Supreme Court for China and Japan
Hannen CJ, 21 December 1897
Source: North China Herald, 24 December, 1897




Shanghai, 21st December.

Before Sir Nicholas J. Hannen, Chief Justice and Messrs. A. R. Burkill, J. W. Harding, A. M. Reith, H. S. Fearon, and R. W. Shaw. Jury.

R. v. CANCE.

  William Arthur Cance was arraigned on an indictment charging him with obtaining by false pretences on the 3rd of November from the Club Concordia champagne to the value of $24.80.  Mr. H. P. Wilkinson Crown Advocate, prosecuted, the prisoner who pleaded "Not Guilty," being undefended.

   When the Jury Panel was read over, Messrs. J. A. Stewart and Gye were not present to answer their names, and they were each fined $50. Mr. J. Palliser's name was drawn, but he was challenged by Mr. Wilkinson and excused from attendance.

   Mr.
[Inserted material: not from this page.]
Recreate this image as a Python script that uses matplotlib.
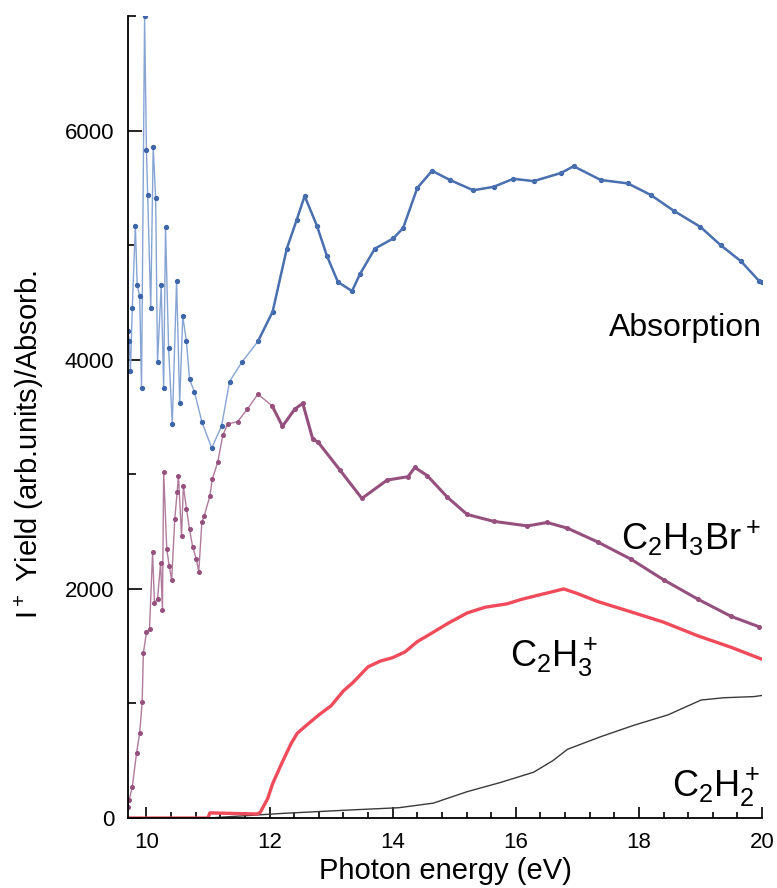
import matplotlib
matplotlib.use("Agg")
import matplotlib.pyplot as plt
from matplotlib import font_manager
from matplotlib.ticker import MultipleLocator

# photon energy (eV) / signal
abs_x = [9.70, 9.72, 9.74, 9.77, 9.82, 9.85, 9.89, 9.92, 9.97, 10.00, 10.02, 10.07,
         10.11, 10.15, 10.18, 10.24, 10.28, 10.31, 10.36, 10.42, 10.49, 10.54, 10.59,
         10.65, 10.70, 10.78, 10.90, 11.06, 11.22, 11.35, 11.55, 11.81, 12.05, 12.28,
         12.44, 12.57, 12.77, 12.93, 13.11, 13.34, 13.47, 13.71, 14.01, 14.17, 14.40,
         14.64, 14.93, 15.31, 15.64, 15.96, 16.29, 16.73, 16.94, 17.38, 17.82, 18.19,
         18.57, 19.00, 19.33, 19.66, 19.95, 20.00]
abs_y = [4250, 4160, 3900, 4450, 5170, 4650, 4560, 3750, 7000, 5830, 5440, 4450,
         5860, 5410, 3980, 4650, 3750, 5160, 4100, 3440, 4690, 3620, 4380,
         4160, 3830, 3720, 3460, 3230, 3420, 3810, 3980, 4160, 4420, 4970,
         5220, 5430, 5170, 4910, 4680, 4600, 4750, 4970, 5060, 5150, 5500,
         5650, 5570, 5480, 5510, 5580, 5560, 5630, 5690, 5570, 5540, 5440,
         5300, 5160, 5000, 4860, 4690, 4680]

br_x = [9.70, 9.72, 9.77, 9.84, 9.89, 9.93, 9.95, 10.00, 10.05, 10.10, 10.13, 10.18,
        10.23, 10.26, 10.28, 10.33, 10.37, 10.41, 10.46, 10.50, 10.52, 10.57, 10.60,
        10.65, 10.70, 10.75, 10.81, 10.85, 10.90, 10.94, 11.03, 11.07, 11.16, 11.24,
        11.32, 11.48, 11.64, 11.81, 12.04, 12.21, 12.41, 12.54, 12.70, 12.79, 13.14,
        13.50, 13.91, 14.25, 14.36, 14.56, 14.89, 15.21, 15.64, 16.19, 16.51, 16.84,
        17.33, 17.87, 18.40, 18.96, 19.50, 19.95]
br_y = [100, 160, 270, 570, 740, 1010, 1440, 1620, 1650, 2320, 1880, 1910,
        2230, 1820, 3020, 2350, 2200, 2080, 2610, 2850, 2990, 2460, 2900,
        2700, 2520, 2370, 2260, 2150, 2580, 2640, 2810, 2960, 3110, 3340,
        3440, 3460, 3570, 3700, 3600, 3420, 3570, 3620, 3310, 3280, 3040,
        2790, 2950, 2980, 3060, 2990, 2800, 2650, 2590, 2550, 2580, 2530,
        2410, 2260, 2080, 1910, 1760, 1670]

c2h3_x = [9.70, 11.00, 11.03, 11.40, 11.80, 11.85, 11.97, 12.05, 12.20, 12.35, 12.45,
          12.60, 12.80, 13.00, 13.20, 13.35, 13.60, 13.80, 14.00, 14.20, 14.40, 14.56,
          14.90, 15.21, 15.50, 15.86, 16.10, 16.40, 16.78, 17.00, 17.33, 17.87, 18.40,
          18.96, 19.50, 19.98]
c2h3_y = [0, 0, 45, 40, 35, 50, 170, 300, 480, 650, 740,
          810, 900, 980, 1110, 1180, 1320, 1370, 1400, 1450, 1540, 1590,
          1700, 1790, 1840, 1870, 1910, 1950, 2000, 1960, 1890, 1800, 1710,
          1590, 1490, 1390]

c2h2_x = [11.00, 12.20, 13.30, 14.10, 14.66, 15.21, 15.75, 16.29, 16.60, 16.84, 17.38,
          17.92, 18.47, 19.01, 19.38, 19.87, 20.00]
c2h2_y = [0, 40, 70, 90, 130, 230, 310, 400, 500, 600, 710,
          810, 900, 1030, 1050, 1060, 1070]


def has_font(name):
    try:
        font_manager.findfont(name, fallback_to_default=False)
        return True
    except Exception:
        return False


main_font = "Liberation Sans"
narrow_font = "Liberation Sans Narrow" if has_font("Liberation Sans Narrow") else main_font
ion_size = 29 if narrow_font != main_font else 26
plt.rcParams["font.family"] = [main_font, "DejaVu Sans"]

fig = plt.figure(figsize=(7.77, 8.88), dpi=100)
ax = fig.add_axes([0.1647, 0.0788, 0.816, 0.903])

ax.plot(c2h2_x, c2h2_y, color="#3a3a3a", lw=1.0)
ax.plot(c2h3_x, c2h3_y, color="#ef4b5b", lw=2.4)
ax.plot(br_x, br_y, color="#b07a9c", lw=1.0, marker="o", ms=2.6,
        mfc="#96507e", mec="#96507e")
ax.plot(br_x[38:], br_y[38:], color="#96507e", lw=2.2)
ax.plot(abs_x, abs_y, color="#86a4d4", lw=1.0, marker="o", ms=2.8,
        mfc="#3d66aa", mec="#3d66aa")
ax.plot(abs_x[31:], abs_y[31:], color="#4a70b0", lw=1.8)

ax.set_xlim(9.7, 20)
ax.set_ylim(0, 7000)
ax.xaxis.set_major_locator(MultipleLocator(2))
ax.xaxis.set_minor_locator(MultipleLocator(0.4))
ax.yaxis.set_major_locator(MultipleLocator(2000))
ax.yaxis.set_minor_locator(MultipleLocator(1000))
ax.tick_params(which="both", direction="in", width=1.2, labelsize=16, pad=10)
ax.tick_params(axis="y", which="major", length=10)
ax.tick_params(axis="y", which="minor", length=6)
ax.tick_params(axis="x", which="major", length=8)
ax.tick_params(axis="x", which="minor", length=4)
for side in ["top", "right"]:
    ax.spines[side].set_visible(False)
for side in ["left", "bottom"]:
    ax.spines[side].set_linewidth(1.3)

ax.set_xlabel("Photon energy (eV)", fontsize=21, labelpad=3)
ax.set_ylabel(r"$\mathregular{I^+}$ Yield (arb.units)/Absorb.", fontsize=21)
ax.yaxis.set_label_coords(-0.129, 0.466)

ax.text(20.0, 4210, "Absorption", fontsize=23, ha="right", va="baseline")
ax.text(19.98, 2346, r"$\mathregular{C_2H_3Br^+}$", fontsize=ion_size, ha="right",
        va="baseline", family=narrow_font)
ax.text(15.91, 1322, r"$\mathregular{C_2H_3^+}$", fontsize=ion_size, ha="left",
        va="baseline", family=narrow_font)
ax.text(19.98, 184, r"$\mathregular{C_2H_2^+}$", fontsize=ion_size, ha="right",
        va="baseline", family=narrow_font)

fig.savefig("out.png", dpi=100)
Wilkinson in opening the case said the offence with which the accused was charged was obtaining from the Club Concordia, on the third day of the Autumn Races, three quarts and one magnum of champagne by the false representation that he was employed by the firm of Arnhold, Karberg & Co.

   Mr. O. Kluth, the Secretary of the Club, said the accused was not a member of the Club, and it was against the rules to supply even members with wines or liquors to be taken off the premises, although occasionally the point was stretched.

   Questioned by the prisoner, witness admitted that the accused had signed chits in the Club tent at the Race Course without objection, but witness was unaware of that fact until after the Races. The chits had not been presented for payment.

   Say Tsu-dong, bar boy at the German Club, said the accused, who was unknown to him, went to the Club at about eight o'clock on the evening of the 3rd of November and asked for two magnums of champagne.  Witness said he had only one magnum, so accused took that with two quarts. One bottle was broken by the prisoner and he took away another. In reply to witness accused said he was employed by Soy Chee (Messrs Arnhold, Karberg & C0o.).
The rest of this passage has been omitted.